Your task is to retype the lines from the opening of the material through the line that includes "anchor=base] (lam1) at". Do not copy the pictures.
:: Available data ::
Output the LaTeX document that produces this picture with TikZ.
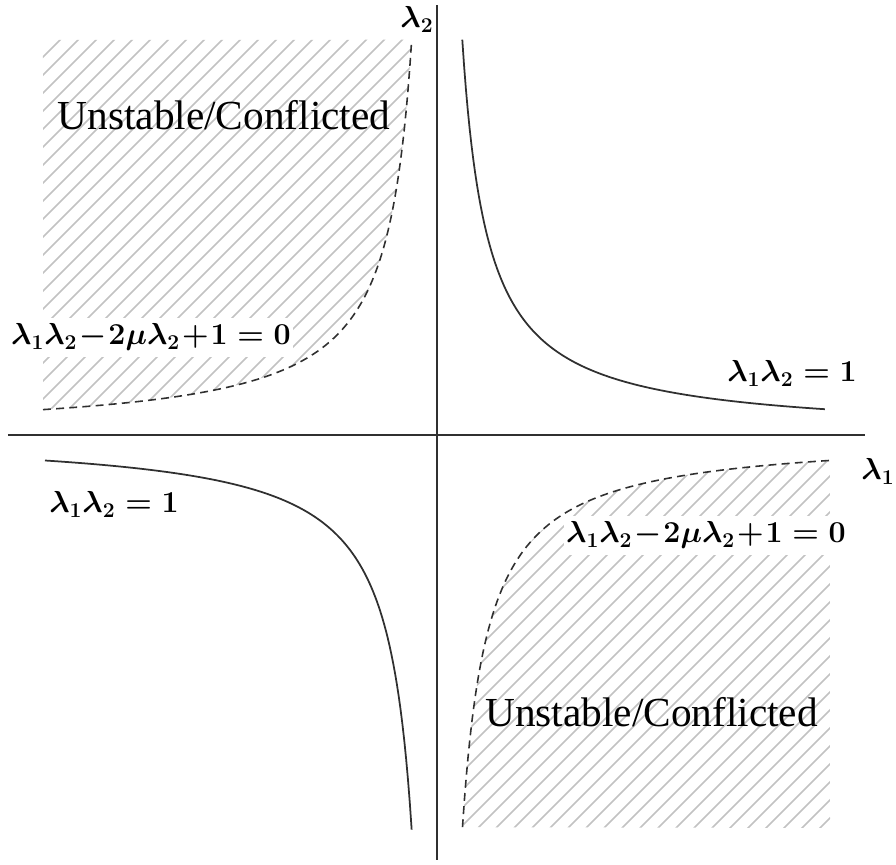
\documentclass[tikz,border=0pt]{standalone}
\usepackage{amsmath,amssymb}
\usepackage{fontspec}
\setmainfont{Liberation Serif}
\DeclareMathSizes{16}{16}{12}{9}
\definecolor{inkgray}{HTML}{303030}
\definecolor{hatchgray}{HTML}{C2C2C2}

\begin{document}
\begin{tikzpicture}[
  axisline/.style={inkgray, line width=1.3pt},
  hyper/.style={inkgray, line width=1pt, samples=200},
  bound/.style={inkgray, line width=0.9pt, samples=200, dash pattern=on 4.5pt off 3pt},
  hatch/.style={hatchgray, line width=0.85pt},
  region/.style={font=\fontsize{23.5}{28}\selectfont, inner sep=0pt},
  eqn/.style={font=\fontsize{16}{19}\selectfont\boldmath, inner sep=1pt},
  eqnbox/.style={eqn, fill=white, inner xsep=1pt, inner ysep=3.5pt}
]

% Frame
\useasboundingbox (-8.74,-8.6) rectangle (9.18,8.7);

% Hatched region, upper left
\begin{scope}
  \clip plot[domain=-0.506:-7.88, samples=200] (\x,{-4/\x}) -- (-7.88,7.9) -- cycle;
  \foreach \k in {0,...,100}
    \draw[hatch] (-9,{6.44-0.36*\k}) -- (9,{24.44-0.36*\k});
\end{scope}

% Hatched region, lower right
\begin{scope}
  \clip plot[domain=0.51:7.86, samples=200] (\x,{-4/\x}) -- (7.86,-7.86) -- cycle;
  \foreach \k in {0,...,100}
    \draw[hatch] (-9,{6.44-0.36*\k}) -- (9,{24.44-0.36*\k});
\end{scope}

% Axes
\draw[axisline] (-8.58,0) -- (8.56,0);
\draw[axisline] (0,-8.5) -- (0,8.6);
\node[eqn, anchor=base] (lam2) at (-0.4,8.14) {$\lambda_2$};
\node[eqn, anchor=base] (lam1) at (8.82,-0.9) {$\lambda_1$};

% lambda1 lambda2 = 1
\draw[hyper] plot[domain=0.506:7.76] (\x,{4/\x});
\draw[hyper] plot[domain=-7.84:-0.506] (\x,{4/\x});

% Stability boundary
\draw[bound] plot[domain=-7.88:-0.506] (\x,{-4/\x});
\draw[bound] plot[domain=0.51:7.86] (\x,{-4/\x});

% Labels
\node[region, anchor=base] (ucA) at (-4.26,6.1) {Unstable/Conflicted};
\node[region, anchor=base] (ucB) at (4.29,-5.84) {Unstable/Conflicted};

\node[eqnbox, anchor=base] (bndA) at (-5.72,1.8) {$\medmuskip=1mu \lambda_1\lambda_2 - 2\mu\lambda_2 + 1 = 0$};
\node[eqnbox, anchor=base] (bndB) at (5.38,-2.16) {$\medmuskip=1mu \lambda_1\lambda_2 - 2\mu\lambda_2 + 1 = 0$};
\node[eqn, anchor=base] (hypA) at (7.1,1.06) {$\lambda_1\lambda_2 = 1$};
\node[eqn, anchor=base] (hypB) at (-6.46,-1.56) {$\lambda_1\lambda_2 = 1$};

\end{tikzpicture}
\end{document}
:::
» **Full answer**:
Output the LaTeX document that produces this picture with TikZ.
\documentclass[tikz,border=0pt]{standalone}
\usepackage{amsmath,amssymb}
\usepackage{fontspec}
\setmainfont{Liberation Serif}
\DeclareMathSizes{16}{16}{12}{9}
\definecolor{inkgray}{HTML}{303030}
\definecolor{hatchgray}{HTML}{C2C2C2}

\begin{document}
\begin{tikzpicture}[
  axisline/.style={inkgray, line width=1.3pt},
  hyper/.style={inkgray, line width=1pt, samples=200},
  bound/.style={inkgray, line width=0.9pt, samples=200, dash pattern=on 4.5pt off 3pt},
  hatch/.style={hatchgray, line width=0.85pt},
  region/.style={font=\fontsize{23.5}{28}\selectfont, inner sep=0pt},
  eqn/.style={font=\fontsize{16}{19}\selectfont\boldmath, inner sep=1pt},
  eqnbox/.style={eqn, fill=white, inner xsep=1pt, inner ysep=3.5pt}
]

% Frame
\useasboundingbox (-8.74,-8.6) rectangle (9.18,8.7);

% Hatched region, upper left
\begin{scope}
  \clip plot[domain=-0.506:-7.88, samples=200] (\x,{-4/\x}) -- (-7.88,7.9) -- cycle;
  \foreach \k in {0,...,100}
    \draw[hatch] (-9,{6.44-0.36*\k}) -- (9,{24.44-0.36*\k});
\end{scope}

% Hatched region, lower right
\begin{scope}
  \clip plot[domain=0.51:7.86, samples=200] (\x,{-4/\x}) -- (7.86,-7.86) -- cycle;
  \foreach \k in {0,...,100}
    \draw[hatch] (-9,{6.44-0.36*\k}) -- (9,{24.44-0.36*\k});
\end{scope}

% Axes
\draw[axisline] (-8.58,0) -- (8.56,0);
\draw[axisline] (0,-8.5) -- (0,8.6);
\node[eqn, anchor=base] (lam2) at (-0.4,8.14) {$\lambda_2$};
\node[eqn, anchor=base] (lam1) at (8.82,-0.9) {$\lambda_1$};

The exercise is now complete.